Where treatment of the “ordinary” person is concerned, there ought, in the future, be no room for the intimidatory practices which have become ever more popular with governments whose real authority has been weakened by failure.

One illustrative example is the system by which council tax (local taxation) arrears are collected in Britain. At present, the typical homeowner pays £1,671 annually, in ten monthly instalments. If someone misses a payment, however, he or she is then required to pay the entire annual amount almost immediately, compounded by court costs of £84 and bailiff fees of £310. Quite apart from the inappropriateness of involving the courts or employing bailiffs, it’s hard to see how somebody struggling to pay £167 is supposed to find £2,067.

This same kind of intimidation occurs when people are penalized for staying a few minutes over a parking permit, or for exceeding a speed limit by a fractional extent. Here, part of the problem arises from providing financial incentives to those enforcing regulations, a practice that should be abandoned by any government aware of the need to start narrowing the chasm between governing and governed.

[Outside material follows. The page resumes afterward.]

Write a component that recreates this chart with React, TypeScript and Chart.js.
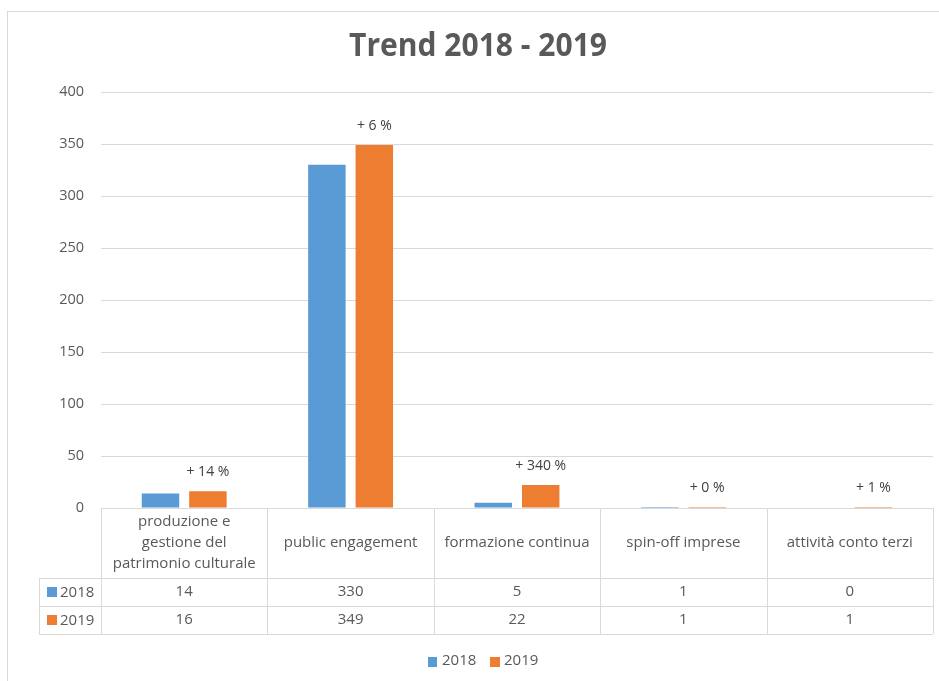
import React, { useEffect, useRef } from "react";
import { Chart, registerables } from "chart.js";

Chart.register(...registerables);

const categories: string[][] = [
  ["produzione e", "gestione del", "patrimonio culturale"],
  ["public engagement"],
  ["formazione continua"],
  ["spin-off imprese"],
  ["attività conto terzi"],
];
const seriesNames = ["2018", "2019"];
const values2018 = [14, 330, 5, 1, 0];
const values2019 = [16, 349, 22, 1, 1];
const changeLabels = ["+ 14 %", "+ 6 %", "+ 340 %", "+ 0 %", "+ 1 %"];
const yTicks = [0, 50, 100, 150, 200, 250, 300, 350, 400];
const title = "Trend 2018 - 2019";

const BLUE = "#5b9bd5";
const ORANGE = "#ed7d31";
const TEXT = "#595959";
const GRID = "#d9d9d9";
const BODY_FONT = "'Open Sans', 'Noto Sans', sans-serif";

// draw text horizontally condensed to mimic a narrow font
function drawCondensed(ctx: any, text: string, cx: number, cy: number, targetW: number) {
  const w = ctx.measureText(text).width;
  const s = Math.min(1, targetW / w);
  ctx.save();
  ctx.translate(cx, cy);
  ctx.scale(s, 1);
  ctx.fillText(text, 0, 0);
  ctx.restore();
}

const overlayPlugin = {
  id: "overlay",
  beforeDraw(chart: any) {
    const ctx = chart.ctx;
    ctx.save();
    ctx.fillStyle = "#ffffff";
    ctx.fillRect(0, 0, chart.width, chart.height);
    ctx.strokeStyle = GRID;
    ctx.lineWidth = 1;
    ctx.strokeRect(7.5, 11.5, chart.width + 10, chart.height + 10);
    ctx.restore();
  },
  afterDraw(chart: any) {
    const ctx = chart.ctx;
    const area = chart.chartArea;
    const xs = chart.scales.x;
    const colW = (area.right - area.left) / categories.length;
    ctx.save();
    // title
    ctx.fillStyle = TEXT;
    ctx.font = `bold 32px ${BODY_FONT}`;
    ctx.textAlign = "center";
    ctx.textBaseline = "middle";
    drawCondensed(ctx, title, 478, 47, 258);

    // change labels above 2019 bars
    const meta = chart.getDatasetMeta(1);
    ctx.font = `14px ${BODY_FONT}`;
    ctx.fillStyle = "#404040";
    changeLabels.forEach((lbl, i) => {
      const bar = meta.data[i];
      const w = ctx.measureText(lbl).width;
      drawCondensed(ctx, lbl, bar.x, bar.y - 19, w * 1.07);
    });

    // data table
    const top = area.bottom;
    const headerBottom = top + 70;
    const row1 = headerBottom + 28;
    const row2 = row1 + 28;
    const tableLeft = 39;
    ctx.strokeStyle = GRID;
    ctx.lineWidth = 1;
    const hl = (x1: number, x2: number, y: number) => {
      ctx.beginPath();
      ctx.moveTo(x1, Math.round(y) + 0.5);
      ctx.lineTo(x2, Math.round(y) + 0.5);
      ctx.stroke();
    };
    const vl = (x: number, y1: number, y2: number) => {
      ctx.beginPath();
      ctx.moveTo(Math.round(x) + 0.5, y1);
      ctx.lineTo(Math.round(x) + 0.5, y2);
      ctx.stroke();
    };
    hl(area.left, area.right, top);
    hl(tableLeft, area.right, headerBottom);
    hl(tableLeft, area.right, row1);
    hl(tableLeft, area.right, row2);
    vl(tableLeft, headerBottom, row2);
    for (let i = 0; i <= categories.length; i++) {
      vl(area.left + colW * i, top, row2);
    }
    ctx.fillStyle = TEXT;
    ctx.font = `15px ${BODY_FONT}`;
    categories.forEach((lines, i) => {
      const cx = xs.getPixelForValue(i);
      const lh = 21;
      const startY = (top + headerBottom) / 2 - ((lines.length - 1) * lh) / 2;
      lines.forEach((ln, j) => {
        const w = ctx.measureText(ln).width;
        drawCondensed(ctx, ln, cx, startY + j * lh, Math.min(w, 150));
      });
      ctx.fillText(String(values2018[i]), cx, (headerBottom + row1) / 2);
      ctx.fillText(String(values2019[i]), cx, (row1 + row2) / 2);
    });
    // row headers
    ctx.textAlign = "left";
    [BLUE, ORANGE].forEach((c, k) => {
      const cy = k === 0 ? (headerBottom + row1) / 2 : (row1 + row2) / 2;
      ctx.fillStyle = c;
      ctx.fillRect(47, cy - 5, 10, 10);
      ctx.fillStyle = TEXT;
      ctx.fillText(seriesNames[k], 60, cy + 1);
    });
    // legend
    const ly = 661;
    ctx.fillStyle = BLUE;
    ctx.fillRect(428, ly - 4, 9, 10);
    ctx.fillStyle = TEXT;
    ctx.fillText(seriesNames[0], 442, ly);
    ctx.fillStyle = ORANGE;
    ctx.fillRect(490, ly - 4, 10, 10);
    ctx.fillStyle = TEXT;
    ctx.fillText(seriesNames[1], 504, ly);
    ctx.restore();
  },
};

export default function App() {
  const ref = useRef<HTMLCanvasElement | null>(null);
  useEffect(() => {
    document.body.style.margin = "0";
    const chart = new Chart(ref.current as HTMLCanvasElement, {
      type: "bar",
      data: {
        labels: categories.map((c) => c.join(" ")),
        datasets: [
          {
            label: seriesNames[0],
            data: values2018,
            backgroundColor: BLUE,
            barPercentage: 0.79,
            categoryPercentage: 0.57,
          },
          {
            label: seriesNames[1],
            data: values2019,
            backgroundColor: ORANGE,
            barPercentage: 0.79,
            categoryPercentage: 0.57,
          },
        ],
      },
      options: {
        animation: false,
        responsive: false,
        maintainAspectRatio: false,
        layout: { padding: { left: 0, right: 6, top: 92, bottom: 173 } },
        plugins: {
          legend: { display: false },
          title: { display: false },
          tooltip: { enabled: false },
        },
        scales: {
          x: { display: false },
          y: {
            min: 0,
            max: 400,
            afterFit: (s: any) => {
              s.width = 101;
            },
            afterBuildTicks: (s: any) => {
              s.ticks = yTicks.map((v) => ({ value: v }));
            },
            border: { display: false },
            grid: { color: GRID, drawTicks: false },
            ticks: {
              padding: 17,
              color: TEXT,
              font: { family: BODY_FONT, size: 14.5 },
            },
          },
        },
      },
      plugins: [overlayPlugin],
    });
    return () => chart.destroy();
  }, []);
  return (
    <div style={{ position: "absolute", left: 0, top: 0, width: 939, height: 681 }}>
      <canvas ref={ref} width={939} height={681} style={{ width: 939, height: 681 }} />
    </div>
  );
}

We cannot escape the conclusion that the task of government, always a thankless one even when confined to sharing out the benefits of growth, is going to become very difficult indeed as prosperity continues to deteriorate.

There might, though, be positives to be found in a process which ditches ideological extremes, uses the mixed economy as the basis for the equitable mitigation of decline, and seeks to rebuild relationships between discredited governments and frustrated citizens.